Published August 11. 2010 05:00PM

An 81-year-old Mahoning Township woman would have been scammed out of $4,600 on Monday had it not been for intervention from employees of two different business locations.

The unidentified woman received a call that her granddaughter had been arrested in the Dominican Republic and that she would need $4,600.

She withdrew the funds from her bank account, but because of other people refusing to help her send the money requested, she was spared the loss.

Eventually she contacted her granddaughter, who was not in the Dominican Republic nor was she arrested.

Mahoning Township Chief of Police Kenneth J. Barnes warned people to be aware of such scams.

He said, "This type of crime against our elderly senior citizens is beyond despicable. The brazenness and persistence of the individual who was calling the 81 year old female victim is just unbelievable and hard core."

Barnes said that the woman, residing on Blakeslee Boulevard Drive East, received a phone call at about 9:45 a.m. she received a phone call "from a girl who was talking real fast and was crying so much that she couldn't understand her."

The girl told the elderly woman, "It's your granddaughter. I'm in trouble. I need forty-six hundred dollars and I love you."

A person came on the phone who called himself Kevin Murray and stated he was a police officer in the Dominican Republic. Murray said the granddaughter was pulled over for a traffic violation and that they found drugs in her car.

The woman said Murray told her to go to Giant Market and send the money via Western Union.

The woman went to a bank, got the money, and then went to Giant at Carbon Plaza Mall. Barnes said management personnel at Giant told her she was being a scam victim and wouldn't let her send the funds.

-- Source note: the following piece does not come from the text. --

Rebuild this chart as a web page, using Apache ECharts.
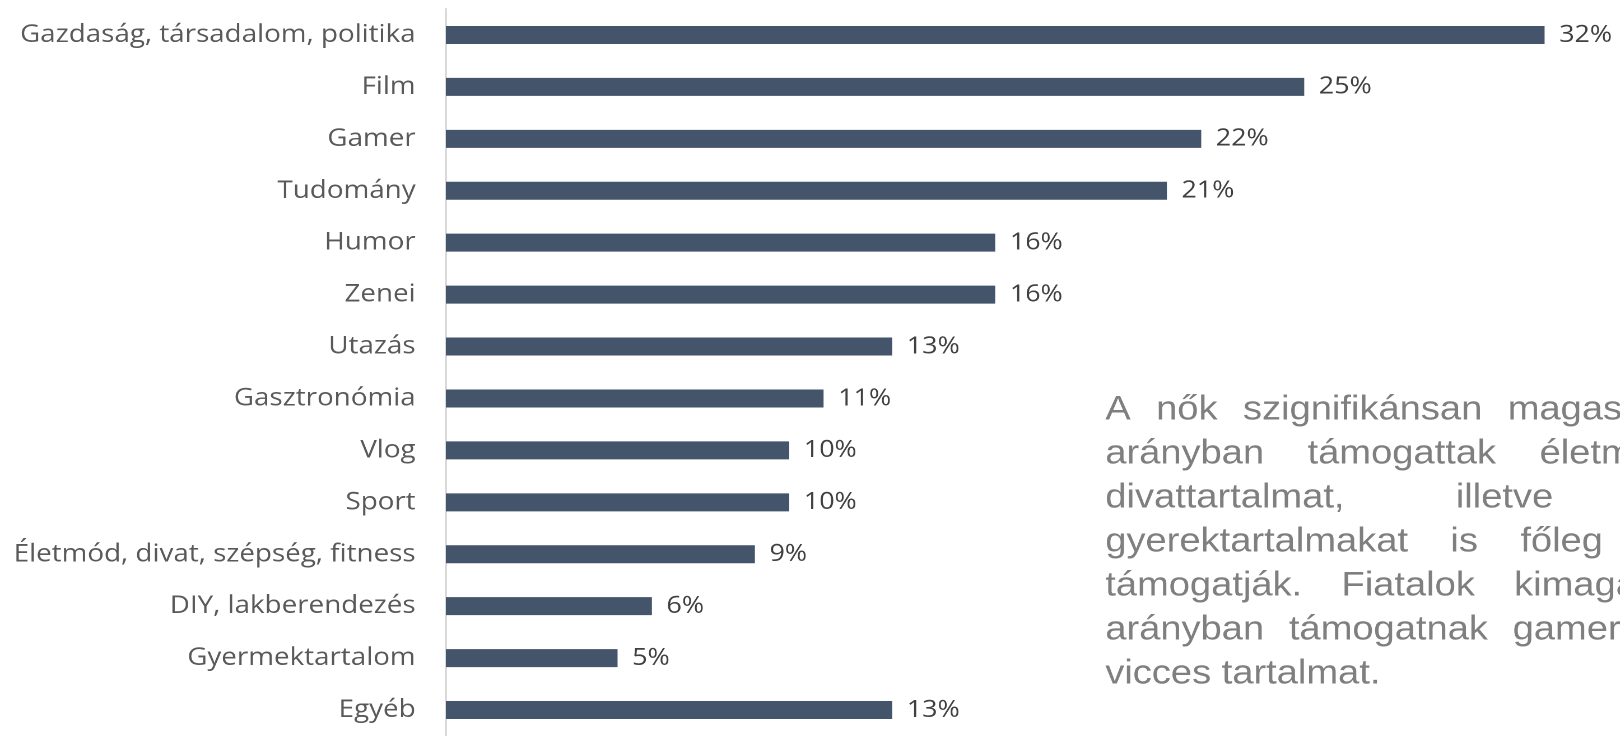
<!DOCTYPE html>
<html lang="hu">
<head>
<meta charset="utf-8">
<title>Támogatott tartalmak</title>
<script src="https://cdn.jsdelivr.net/npm/echarts@6/dist/echarts.min.js"></script>
<style>
  html, body { margin: 0; padding: 0; background: #ffffff; overflow: hidden; }
  #stage { width: 1620px; height: 736px; overflow: hidden; position: relative; }
  /* the slide art is set wide: the chart is laid out narrower and widened */
  #chart { width: 1446px; height: 736px; transform: scaleX(1.1203); transform-origin: 0 0; }
</style>
</head>
<body>
<div id="stage"><div id="chart"></div></div>
<script>
// Content categories, top to bottom
const categories = [
  'Gazdaság, társadalom, politika',
  'Film',
  'Gamer',
  'Tudomány',
  'Humor',
  'Zenei',
  'Utazás',
  'Gasztronómia',
  'Vlog',
  'Sport',
  'Életmód, divat, szépség, fitness',
  'DIY, lakberendezés',
  'Gyermektartalom',
  'Egyéb'
];

// Share of respondents supporting each kind of content (%)
const shares = [32, 25, 22, 21, 16, 16, 13, 11, 10, 10, 9, 6, 5, 13];

// Side note, one entry per printed line
const noteLines = [
  'A nők szignifikánsan magasabb',
  'arányban támogattak életmód,',
  'divattartalmat, illetve a',
  'gyerektartalmakat is főleg ők',
  'támogatják. Fiatalok kimagasló',
  'arányban támogatnak gamer és',
  'vicces tartalmat.'
];

const NOTE_FONT = '34px "Liberation Sans", Arial, sans-serif';

// Lay out the note as a justified block: every line but the last is
// stretched to the full block width by widening the word gaps.
function justifiedNote(lines, left, top, width, lineHeight) {
  const ctx = document.createElement('canvas').getContext('2d');
  ctx.font = NOTE_FONT;
  const space = ctx.measureText(' ').width;
  const out = [];
  lines.forEach((line, i) => {
    const words = line.split(' ');
    const widths = words.map(w => ctx.measureText(w).width);
    const total = widths.reduce((a, b) => a + b, 0);
    const isLast = i === lines.length - 1;
    const gap = (isLast || words.length < 2) ? space : (width - total) / (words.length - 1);
    let x = left;
    words.forEach((w, j) => {
      out.push({
        type: 'text',
        x: x,
        y: top + i * lineHeight,
        silent: true,
        style: {
          text: w,
          font: NOTE_FONT,
          fill: '#7f7f7f',
          textAlign: 'left',
          textVerticalAlign: 'middle'
        }
      });
      x += widths[j] + gap;
    });
  });
  return out;
}

const chart = echarts.init(document.getElementById('chart'), null, { renderer: 'canvas', devicePixelRatio: 2 });

const option = {
  backgroundColor: '#ffffff',
  animation: false,
  grid: { left: 398, top: 9, width: 1042, height: 732, containLabel: false },
  xAxis: {
    type: 'value',
    min: 0,
    max: 34,
    show: false,
    splitLine: { show: false }
  },
  yAxis: {
    type: 'category',
    data: categories,
    inverse: true,
    axisLine: { show: true, lineStyle: { color: '#d9d9d9', width: 2 } },
    axisTick: { show: false },
    splitLine: { show: false },
    axisLabel: {
      margin: 27,
      color: '#595959',
      fontFamily: '"Open Sans", sans-serif',
      fontSize: 24.8
    }
  },
  series: [{
    type: 'bar',
    data: shares,
    barWidth: 18,
    itemStyle: { color: '#44546a' },
    label: {
      show: true,
      position: 'right',
      distance: 13,
      formatter: '{c}%',
      color: '#404040',
      fontFamily: '"Open Sans", sans-serif',
      fontSize: 24
    },
    silent: true
  }],
  graphic: justifiedNote(noteLines, 986.6, 410, 518, 44)
};

chart.setOption(option);
</script>
</body>
</html>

She returned home and received another call from Murray, the police chief said. The elderly woman told the police chief that Murray asked if she sent the money. She responded, "No" and accused him of running a scam. He maintained his composure and denied the scam. He advised her to go to Rite-Aid in Lehighton to send the money "and that way your granddaughter will be home first thing in the morning."

The woman went to Rite-Aid. There employees got involved and refused to send the money. Like at Giant, they told her she was a scamming target.

She returned home and again the phone rang and it was Murray. She then told Murray, "This is a scam and I'm not sending it."

Murray asked her if the money was in a checking account or if she had cash. She said she had cash. Murray told her to go to Wal-Mart and send it by "Money Gram." The woman hung up on Murray.

She then made some phone calls and located her granddaughter, who informed her that she was not on vacation, all was fine, "and to call the police and report this."

Barnes commented, "The employees at both stores (Giant and Rite Aid) are to be highly commended for interceding on behalf of our 81-year-old senior. For in all likelihood, if they had not interceded, our victim would have been out $4,600. And thankfully the woman reported this event to us."

He also said if anyone has been the target of this type of scam, they should contact their local police as well as the office of the Attorney General.